Acidentes pavorosos*
Eliane Cantanhêde
Todo mundo (quase literalmente) concorda que o massacre
de Manaus foi “pavoroso”, como adjetivou o presidente Michel Temer, três dias
depois de um silêncio sepulcral e um depois da manifestação do papa Francisco.
Há controvérsias, porém, se esse massacre pode ou não ser chamado de
“acidente”. Professor e aplicado, Temer despejou sinônimos de “acidente” nas
redes para defender sua escolha de palavras: tragédia, perda, desastre,
desgraça, fatalidade. Deles, porém, o único que se encaixa é tragédia. Mesmo assim,
precisaria um complemento: tragédia intencional.
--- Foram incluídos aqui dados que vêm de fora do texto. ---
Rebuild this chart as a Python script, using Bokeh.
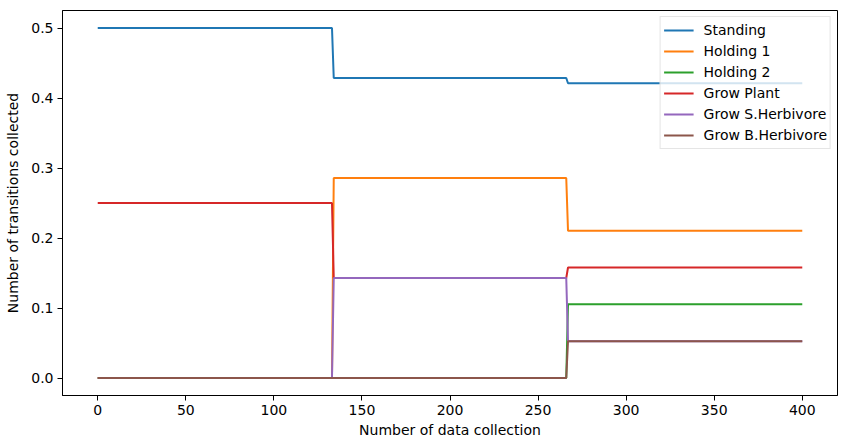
from bokeh.plotting import figure
from bokeh.models import FixedTicker, PrintfTickFormatter, Range1d, Legend, LegendItem
from bokeh.embed import file_html
from bokeh.resources import INLINE

x = [0, 133, 134, 266, 267, 400]
standing = [0.5, 0.5, 0.4286, 0.4286, 0.4211, 0.4211]
holding1 = [0.0, 0.0, 0.2857, 0.2857, 0.2105, 0.2105]
holding2 = [0.0, 0.0, 0.0, 0.0, 0.1053, 0.1053]
grow_plant = [0.25, 0.25, 0.1429, 0.1429, 0.1579, 0.1579]
grow_s_herb = [0.0, 0.0, 0.1429, 0.1429, 0.0526, 0.0526]
grow_b_herb = [0.0, 0.0, 0.0, 0.0, 0.0526, 0.0526]

names = ["Standing", "Holding 1", "Holding 2", "Grow Plant", "Grow S.Herbivore", "Grow B.Herbivore"]
series = [standing, holding1, holding2, grow_plant, grow_s_herb, grow_b_herb]
colors = ["#1f77b4", "#ff7f0e", "#2ca02c", "#d62728", "#9467bd", "#8c564b"]
x_ticks = [0, 50, 100, 150, 200, 250, 300, 350, 400]
y_ticks = [0.0, 0.1, 0.2, 0.3, 0.4, 0.5]

FONT = "DejaVu Sans"

p = figure(width=838, height=440, output_backend="svg", toolbar_location=None,
           x_range=Range1d(-20, 420), y_range=Range1d(-0.025, 0.525),
           min_border_left=62, min_border_right=1, min_border_top=10, min_border_bottom=45)

items = []
for name, ys, c in zip(names, series, colors):
    r = p.line(x, ys, line_color=c, line_width=2)
    items.append(LegendItem(label=name, renderers=[r]))

legend = Legend(items=items, location="top_right")
legend.label_text_font = FONT
legend.label_text_font_size = "14px"
legend.label_text_color = "black"
legend.glyph_width = 30
legend.glyph_height = 20
legend.label_height = 20
legend.label_standoff = 10
legend.spacing = 1
legend.padding = 3
legend.margin = 6
legend.border_line_color = "#cccccc"
legend.background_fill_alpha = 0.8
p.add_layout(legend)

p.xgrid.visible = False
p.ygrid.visible = False
p.outline_line_color = "black"
p.outline_line_alpha = 1.0
p.outline_line_width = 1

for ax in (p.xaxis[0], p.yaxis[0]):
    ax.major_tick_in = 0
    ax.major_tick_out = 5
    ax.minor_tick_line_color = None
    ax.major_label_text_font = FONT
    ax.major_label_text_font_size = "14px"
    ax.major_label_text_color = "black"
    ax.axis_label_text_font = FONT
    ax.axis_label_text_font_size = "14px"
    ax.axis_label_text_font_style = "normal"
    ax.axis_label_text_color = "black"
    ax.axis_line_color = "black"
    ax.major_tick_line_color = "black"

p.xaxis[0].ticker = FixedTicker(ticks=x_ticks)
p.yaxis[0].ticker = FixedTicker(ticks=y_ticks)
p.yaxis[0].formatter = PrintfTickFormatter(format="%.1f")
p.xaxis[0].axis_label = "Number of data collection"
p.yaxis[0].axis_label = "Number of transitions collected"
p.xaxis[0].axis_label_standoff = 4
p.yaxis[0].axis_label_standoff = 7
p.xaxis[0].major_label_standoff = 4
p.yaxis[0].major_label_standoff = 4

open("out.html", "w").write(file_html(p, INLINE))
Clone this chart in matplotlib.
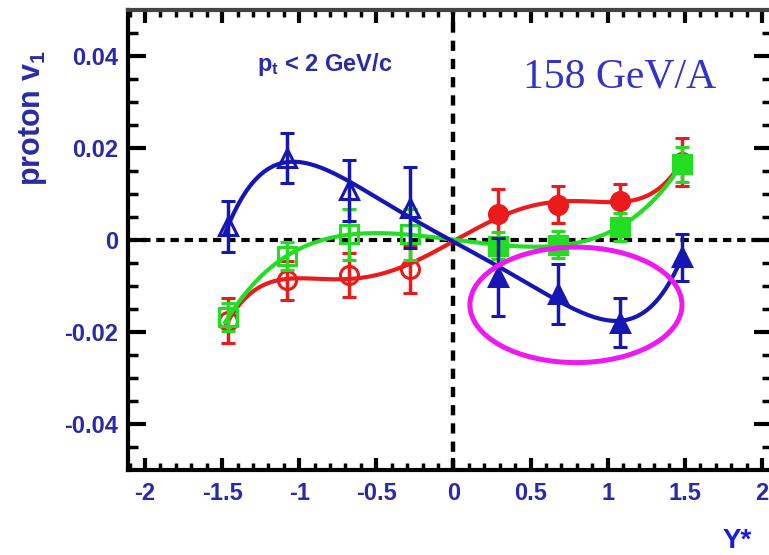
import numpy as np
import matplotlib.pyplot as plt
from matplotlib.patches import Ellipse

plt.rcParams['font.family'] = ['Liberation Sans', 'DejaVu Sans']
plt.rcParams['font.weight'] = 'bold'
plt.rcParams['mathtext.fontset'] = 'custom'
plt.rcParams['mathtext.rm'] = 'Liberation Sans:bold'
plt.rcParams['mathtext.it'] = 'Liberation Sans:bold'
plt.rcParams['mathtext.bf'] = 'Liberation Sans:bold'
plt.rcParams['axes.unicode_minus'] = False

# rapidity bins (backward / forward)
y_neg = [-1.46, -1.08, -0.68, -0.28]
y_pos = [0.29, 0.68, 1.08, 1.48]

# blue triangles
blue_neg = [0.003, 0.0178, 0.0108, 0.007]
blue_neg_err = [0.0055, 0.0054, 0.0066, 0.0088]
blue_pos = [-0.008, -0.0118, -0.018, -0.0038]
blue_pos_err = [0.0085, 0.0065, 0.0053, 0.0051]

# red circles
red_neg = [-0.0175, -0.0088, -0.0076, -0.0063]
red_neg_err = [0.0048, 0.0042, 0.0048, 0.0052]
red_pos = [0.0056, 0.0077, 0.0085, 0.017]
red_pos_err = [0.0055, 0.0040, 0.0037, 0.0052]

# green squares
green_neg = [-0.0168, -0.0035, 0.0012, 0.0012]
green_neg_err = [0.003, 0.003, 0.0055, 0.0055]
green_pos = [-0.0012, -0.001, 0.0028, 0.0165]
green_pos_err = [0.003, 0.003, 0.003, 0.0038]

xtick_vals = [-2, -1.5, -1, -0.5, 0, 0.5, 1, 1.5, 2]
xtick_labels = ['-2', '-1.5', '-1', '-0.5', '0', '0.5', '1', '1.5', '2']
ytick_vals = [-0.04, -0.02, 0, 0.02, 0.04]
ytick_labels = ['-0.04', '-0.02', '0', '0.02', '0.04']

BLUE = '#1616b4'
RED = '#ec1a1a'
GREEN = '#22dd22'
LABEL = '#2a2aa8'

fig = plt.figure(figsize=(7.69, 5.55), dpi=100)
ax = fig.add_axes([128 / 769, 85 / 555, 644 / 769, 460 / 555])
ax.set_xlim(-2.11, 2.065)
ax.set_ylim(-0.05, 0.05)

# zero lines
ax.axhline(0, color='black', lw=3, dashes=(2.0, 1.4), zorder=1)
ax.axvline(0, color='black', lw=3.2, dashes=(2.3, 1.8), zorder=1)


def draw_series(neg, neg_err, pos, pos_err, color, marker, z):
    # smooth fit through the points, anchored at the origin
    xs = y_neg + [0.0] + y_pos
    ys = neg + [0.0] + pos
    c = np.polyfit(xs, ys, 5)
    xx = np.linspace(min(xs) - 0.02, max(xs) - 0.03, 300)
    ax.plot(xx, np.polyval(c, xx), color=color, lw=3, zorder=z)
    ax.errorbar(y_neg, neg, yerr=neg_err, fmt=marker, ms=13, mfc='none', mec=color,
                mew=2.2, ecolor=color, elinewidth=2.5, capsize=5, capthick=3, zorder=z + 0.5)
    ax.errorbar(y_pos, pos, yerr=pos_err, fmt=marker, ms=13, mfc=color, mec=color,
                mew=2.2, ecolor=color, elinewidth=2.5, capsize=5, capthick=3, zorder=z + 0.5)


draw_series(red_neg, red_neg_err, red_pos, red_pos_err, RED, 'o', 3)
draw_series(green_neg, green_neg_err, green_pos, green_pos_err, GREEN, 's', 4)
draw_series(blue_neg, blue_neg_err, blue_pos, blue_pos_err, BLUE, '^', 5)

ax.add_patch(Ellipse((0.794, -0.0141), 1.375, 0.0251, fill=False,
                     ec='#f018f0', lw=3.6, zorder=6))

# ticks
ax.set_xticks(xtick_vals)
ax.set_xticklabels(xtick_labels)
ax.set_yticks(ytick_vals)
ax.set_yticklabels(ytick_labels)
ax.set_xticks(np.arange(-2.1, 2.06, 0.1), minor=True)
ax.set_yticks(np.arange(-0.045, 0.05, 0.005), minor=True)
ax.tick_params(which='both', direction='in', top=True, right=True,
               labelsize=17, labelcolor=LABEL, color='black')
ax.tick_params(axis='x', which='major', length=9, width=3, pad=9)
ax.tick_params(axis='x', which='minor', length=5, width=2.5)
ax.tick_params(axis='y', which='major', length=13, width=3, pad=7)
ax.tick_params(axis='y', which='minor', length=7, width=2.5)
for s in ax.spines.values():
    s.set_linewidth(3)
ax.spines['top'].set_color('#444444')

# labels
fig.text(33 / 769, 1 - 118 / 555, r'proton v$_1$', rotation=90, ha='center', va='center',
         fontsize=22, color=LABEL)
fig.text(737 / 769, 1 - 541 / 555, 'Y*', ha='center', va='center', fontsize=20, color='#1a1ae0')
fig.text(257 / 769, 1 - 71 / 555, r'p$_t$ < 2 GeV/c', ha='left', va='baseline',
         fontsize=17, color=LABEL)
fig.text(523 / 769, 1 - 87 / 555, '158 GeV/A', ha='left', va='baseline',
         fontsize=30, color='#3333cc', family='Liberation Serif', weight='normal')

fig.savefig('out.png', dpi=100)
O que diferencia um “acidente” de todos os sinônimos de
Temer é a intenção. A Família do Norte, já a terceira facção do País, trucidou
presos de outras facções e possivelmente de facção nenhuma. Não foi nem perda,
nem desastre, muito menos uma fatalidade, mas sim um ato intencional – que,
aliás, era de conhecimento das autoridades estaduais, previsto por estudiosos e
compatível com a situação caótica das prisões.
Afora as duas escorregadelas do presidente – a demora em
se pronunciar e o uso dos termos –, o Plano Nacional de Segurança faz sentido.
Foi antecipado por causa da chacina de Manaus, mas está no topo da pauta e vem
sendo discutido desde outubro, depois de um encontro de horas entre Temer e a
presidente do STF, Cármen Lúcia, e de uma reunião das cúpulas dos três Poderes.
São duas vertentes. Uma é a criação de uma força-tarefa
de Segurança em cada Estado, reunindo o pessoal de inteligência da PF, da PRF,
da PM, da Abin e do sistema prisional. Assim como a força-tarefa da Lava Jato
foca na corrupção e nos chamados crimes de colarinho branco, a da Segurança vai
mirar no narcotráfico e no crime organizado, duas das maiores causas do caos.
A intenção é que os órgãos federais, estaduais e
municipais ajam preventivamente, evitando ser surpreendidos e ficar a reboque
de facções poderosíssimas que nasceram em São Paulo (PCC) e no Rio (Comando
Vermelho), ramificaram para o resto do País e ganharam até rivais à altura,
como a Família do Norte, que já se expande para o Nordeste.
Por falar em fronteiras, as Forças Armadas serão
fundamentais nessa força-tarefa, mas é preciso priorizar seus instrumentos para
detectar as conexões internacionais do crime organizado e impedir suas ações. O
principal é o Sistema Integrado de Monitoramento de Fronteiras (Sisfron), que,
depois de tantos cortes, pode demorar 35 anos até ser concluído, na previsão do
comandante do Exército, Eduardo Villas Bôas.
A segunda vertente do plano é o sistema prisional. Se o
déficit fiscal do País exige aumento de receitas e corte de gastos, o déficit
de capacidade (com a correspondente superpopulação carcerária) nas
penitenciárias também precisa de aumento de vagas e corte de
prisões/prisioneiros: construção de cinco novos presídios de segurança máxima
(hoje, são quatro) e critérios mais gradativos para prisões, permitindo penas
alternativas para delitos menores.
O delegado aposentado da PF Jorge Barbosa Pontes, que
estudou no FBI e atuou na Interpol, critica a prática de “inchar o nosso
sistema prisional com a condenação de milhares de pequenos traficantes, todos
muito jovens, jogando-os nesse caldeirão de ódio e recalcitrância”. Pode-se
acrescentar: é um ônus sem bônus para a sociedade, que paga caro por um sistema
que transforma pequenos traficantes em criminosos com doutorado em violência.
Por falar nisso, o que explica um preso de Manaus custar
R$ 4.100 por mês? O que sente um trabalhador ao saber disso, quando ganha um
salário mínimo de R$ 937? E, por fim, a empresa privada que administra o
presídio onde morreram 56 pessoas se chama Umanizzare. É ou não sarcasmo?